* [Raw data]
>>
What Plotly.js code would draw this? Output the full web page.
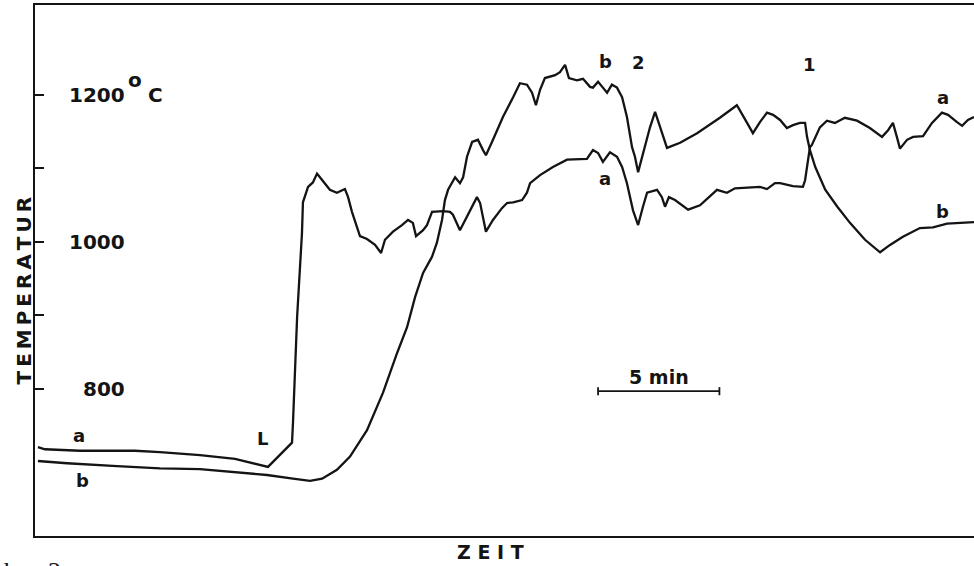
<<
>>
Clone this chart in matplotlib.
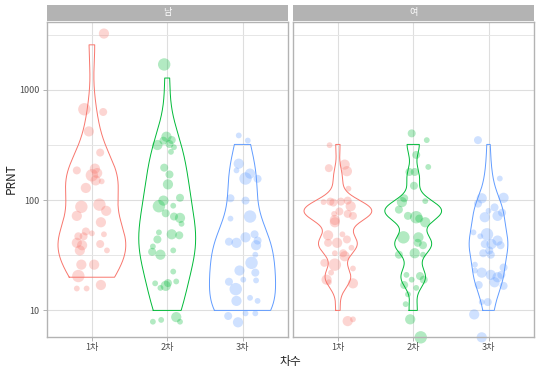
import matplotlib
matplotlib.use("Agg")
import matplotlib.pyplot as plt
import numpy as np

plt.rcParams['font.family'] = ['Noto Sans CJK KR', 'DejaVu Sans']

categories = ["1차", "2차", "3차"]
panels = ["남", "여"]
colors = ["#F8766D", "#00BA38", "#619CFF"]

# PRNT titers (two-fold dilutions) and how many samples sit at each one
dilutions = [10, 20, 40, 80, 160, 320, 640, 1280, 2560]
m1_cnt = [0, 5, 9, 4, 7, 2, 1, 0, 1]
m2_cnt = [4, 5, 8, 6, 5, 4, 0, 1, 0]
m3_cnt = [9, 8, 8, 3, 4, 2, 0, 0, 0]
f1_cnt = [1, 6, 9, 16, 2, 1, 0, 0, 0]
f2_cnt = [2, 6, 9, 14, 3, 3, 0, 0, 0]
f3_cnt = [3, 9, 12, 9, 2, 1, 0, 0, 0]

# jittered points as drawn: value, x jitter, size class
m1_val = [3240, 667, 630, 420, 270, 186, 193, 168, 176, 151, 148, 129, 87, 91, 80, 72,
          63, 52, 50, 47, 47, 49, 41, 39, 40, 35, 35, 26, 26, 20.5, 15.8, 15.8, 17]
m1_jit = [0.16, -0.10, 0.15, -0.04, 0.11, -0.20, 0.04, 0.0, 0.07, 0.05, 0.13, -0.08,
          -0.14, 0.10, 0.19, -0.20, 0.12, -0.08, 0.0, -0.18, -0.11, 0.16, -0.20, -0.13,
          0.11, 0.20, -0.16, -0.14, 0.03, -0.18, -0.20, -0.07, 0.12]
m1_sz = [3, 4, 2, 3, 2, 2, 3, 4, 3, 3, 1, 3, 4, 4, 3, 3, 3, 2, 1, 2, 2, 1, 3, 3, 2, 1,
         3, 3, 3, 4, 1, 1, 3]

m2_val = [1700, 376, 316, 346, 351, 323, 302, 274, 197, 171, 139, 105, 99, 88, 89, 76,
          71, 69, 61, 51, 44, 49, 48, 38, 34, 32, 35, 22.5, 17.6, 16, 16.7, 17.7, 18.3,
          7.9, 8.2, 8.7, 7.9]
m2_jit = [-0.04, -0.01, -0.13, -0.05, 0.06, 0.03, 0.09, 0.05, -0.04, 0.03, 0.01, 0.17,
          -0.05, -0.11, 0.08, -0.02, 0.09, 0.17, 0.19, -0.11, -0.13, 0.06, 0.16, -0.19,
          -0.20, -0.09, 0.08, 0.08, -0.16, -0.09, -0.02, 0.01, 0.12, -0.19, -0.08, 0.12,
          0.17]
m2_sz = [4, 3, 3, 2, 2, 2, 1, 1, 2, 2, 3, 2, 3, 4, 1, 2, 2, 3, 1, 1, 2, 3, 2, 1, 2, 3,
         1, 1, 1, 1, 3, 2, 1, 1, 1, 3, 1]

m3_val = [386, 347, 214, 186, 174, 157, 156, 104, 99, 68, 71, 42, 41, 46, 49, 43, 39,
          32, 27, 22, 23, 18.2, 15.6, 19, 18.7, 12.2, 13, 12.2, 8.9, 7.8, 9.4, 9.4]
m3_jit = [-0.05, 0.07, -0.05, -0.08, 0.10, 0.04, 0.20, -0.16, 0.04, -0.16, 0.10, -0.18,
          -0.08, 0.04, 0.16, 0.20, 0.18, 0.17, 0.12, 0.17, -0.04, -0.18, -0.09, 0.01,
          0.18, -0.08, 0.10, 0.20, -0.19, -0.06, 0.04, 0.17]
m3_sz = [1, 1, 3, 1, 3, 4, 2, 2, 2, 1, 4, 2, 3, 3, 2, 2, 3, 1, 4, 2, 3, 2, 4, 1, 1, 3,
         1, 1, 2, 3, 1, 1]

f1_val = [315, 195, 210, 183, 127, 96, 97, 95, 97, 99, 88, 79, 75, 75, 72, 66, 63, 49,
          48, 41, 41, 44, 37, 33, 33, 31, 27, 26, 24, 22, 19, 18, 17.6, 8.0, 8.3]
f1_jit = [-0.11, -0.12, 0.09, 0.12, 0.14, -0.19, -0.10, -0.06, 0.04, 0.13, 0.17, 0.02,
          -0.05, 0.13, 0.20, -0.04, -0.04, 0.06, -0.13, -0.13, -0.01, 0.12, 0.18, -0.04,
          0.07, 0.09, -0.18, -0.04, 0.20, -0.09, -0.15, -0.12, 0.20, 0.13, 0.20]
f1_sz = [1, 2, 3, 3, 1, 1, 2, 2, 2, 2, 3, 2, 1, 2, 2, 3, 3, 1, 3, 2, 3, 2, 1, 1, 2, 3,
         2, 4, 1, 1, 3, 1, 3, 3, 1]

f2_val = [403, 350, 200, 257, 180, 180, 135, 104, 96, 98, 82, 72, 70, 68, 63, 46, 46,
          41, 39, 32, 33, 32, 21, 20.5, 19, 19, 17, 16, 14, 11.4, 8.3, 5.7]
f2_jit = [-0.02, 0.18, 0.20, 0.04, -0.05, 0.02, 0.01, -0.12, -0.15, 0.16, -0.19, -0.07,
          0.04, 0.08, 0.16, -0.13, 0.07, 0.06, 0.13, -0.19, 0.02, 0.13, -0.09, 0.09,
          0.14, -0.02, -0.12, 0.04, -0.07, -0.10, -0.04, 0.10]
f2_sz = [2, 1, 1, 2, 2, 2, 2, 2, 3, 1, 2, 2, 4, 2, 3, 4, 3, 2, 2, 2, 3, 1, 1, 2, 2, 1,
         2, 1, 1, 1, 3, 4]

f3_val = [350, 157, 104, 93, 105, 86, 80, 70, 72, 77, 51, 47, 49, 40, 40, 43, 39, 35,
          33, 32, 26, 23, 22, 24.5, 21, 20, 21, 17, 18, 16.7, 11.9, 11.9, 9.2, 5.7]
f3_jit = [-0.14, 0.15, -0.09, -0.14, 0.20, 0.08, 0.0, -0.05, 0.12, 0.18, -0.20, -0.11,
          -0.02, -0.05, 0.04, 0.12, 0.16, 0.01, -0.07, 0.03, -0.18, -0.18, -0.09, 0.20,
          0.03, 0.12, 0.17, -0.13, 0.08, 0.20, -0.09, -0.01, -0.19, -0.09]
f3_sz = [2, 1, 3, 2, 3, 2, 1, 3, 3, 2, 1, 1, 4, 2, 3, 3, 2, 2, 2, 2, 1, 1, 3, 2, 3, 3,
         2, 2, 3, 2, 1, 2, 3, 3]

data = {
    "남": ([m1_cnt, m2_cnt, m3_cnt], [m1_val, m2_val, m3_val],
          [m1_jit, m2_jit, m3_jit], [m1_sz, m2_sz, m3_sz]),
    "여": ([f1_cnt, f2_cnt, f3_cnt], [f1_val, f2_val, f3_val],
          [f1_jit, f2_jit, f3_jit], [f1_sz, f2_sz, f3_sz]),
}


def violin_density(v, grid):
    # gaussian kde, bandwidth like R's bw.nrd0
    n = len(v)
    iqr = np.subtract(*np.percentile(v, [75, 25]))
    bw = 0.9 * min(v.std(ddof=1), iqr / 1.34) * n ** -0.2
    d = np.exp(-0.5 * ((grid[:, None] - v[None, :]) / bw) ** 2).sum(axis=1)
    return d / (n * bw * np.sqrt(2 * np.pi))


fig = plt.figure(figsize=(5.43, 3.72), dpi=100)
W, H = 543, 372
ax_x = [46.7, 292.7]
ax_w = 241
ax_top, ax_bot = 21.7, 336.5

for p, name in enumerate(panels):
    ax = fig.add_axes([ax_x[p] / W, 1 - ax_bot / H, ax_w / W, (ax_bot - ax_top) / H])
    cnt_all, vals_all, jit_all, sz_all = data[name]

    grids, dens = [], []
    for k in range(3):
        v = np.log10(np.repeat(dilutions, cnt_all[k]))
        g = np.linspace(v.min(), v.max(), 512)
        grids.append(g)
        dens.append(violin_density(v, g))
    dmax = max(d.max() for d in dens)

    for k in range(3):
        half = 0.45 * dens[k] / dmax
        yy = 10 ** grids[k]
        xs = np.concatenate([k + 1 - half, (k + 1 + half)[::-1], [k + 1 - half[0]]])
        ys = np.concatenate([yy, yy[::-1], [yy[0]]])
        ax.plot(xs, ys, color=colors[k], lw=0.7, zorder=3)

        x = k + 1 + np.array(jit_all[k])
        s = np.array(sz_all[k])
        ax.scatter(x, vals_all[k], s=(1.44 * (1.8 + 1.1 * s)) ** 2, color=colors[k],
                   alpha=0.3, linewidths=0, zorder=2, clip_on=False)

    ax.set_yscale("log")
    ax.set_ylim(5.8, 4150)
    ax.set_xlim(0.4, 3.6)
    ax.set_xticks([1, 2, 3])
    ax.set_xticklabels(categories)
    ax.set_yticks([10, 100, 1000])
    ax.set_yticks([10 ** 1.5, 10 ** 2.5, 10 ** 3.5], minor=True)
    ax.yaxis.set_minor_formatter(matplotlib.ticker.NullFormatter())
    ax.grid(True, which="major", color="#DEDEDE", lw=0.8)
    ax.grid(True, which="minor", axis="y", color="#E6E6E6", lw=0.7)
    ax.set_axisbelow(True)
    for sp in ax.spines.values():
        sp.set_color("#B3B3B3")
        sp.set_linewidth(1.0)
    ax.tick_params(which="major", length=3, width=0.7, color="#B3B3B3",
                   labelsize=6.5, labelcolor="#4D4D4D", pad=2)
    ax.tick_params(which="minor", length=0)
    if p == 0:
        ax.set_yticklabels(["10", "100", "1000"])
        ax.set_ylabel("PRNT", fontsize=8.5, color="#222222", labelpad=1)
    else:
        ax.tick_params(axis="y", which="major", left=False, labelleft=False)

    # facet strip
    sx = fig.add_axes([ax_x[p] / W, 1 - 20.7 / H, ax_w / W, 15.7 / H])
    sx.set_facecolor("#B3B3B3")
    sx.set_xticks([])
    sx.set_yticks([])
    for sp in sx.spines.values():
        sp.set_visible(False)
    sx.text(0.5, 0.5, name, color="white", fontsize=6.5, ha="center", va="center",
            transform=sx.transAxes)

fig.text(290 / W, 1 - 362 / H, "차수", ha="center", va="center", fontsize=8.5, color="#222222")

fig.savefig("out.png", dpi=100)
<<
* [To do] Among the records above, find each line holding the string "matplotlib" and pull it out.

* [Exercise answer]
Clone this chart in matplotlib.
import matplotlib
matplotlib.use("Agg")
import matplotlib.pyplot as plt
    ax.yaxis.set_minor_formatter(matplotlib.ticker.NullFormatter())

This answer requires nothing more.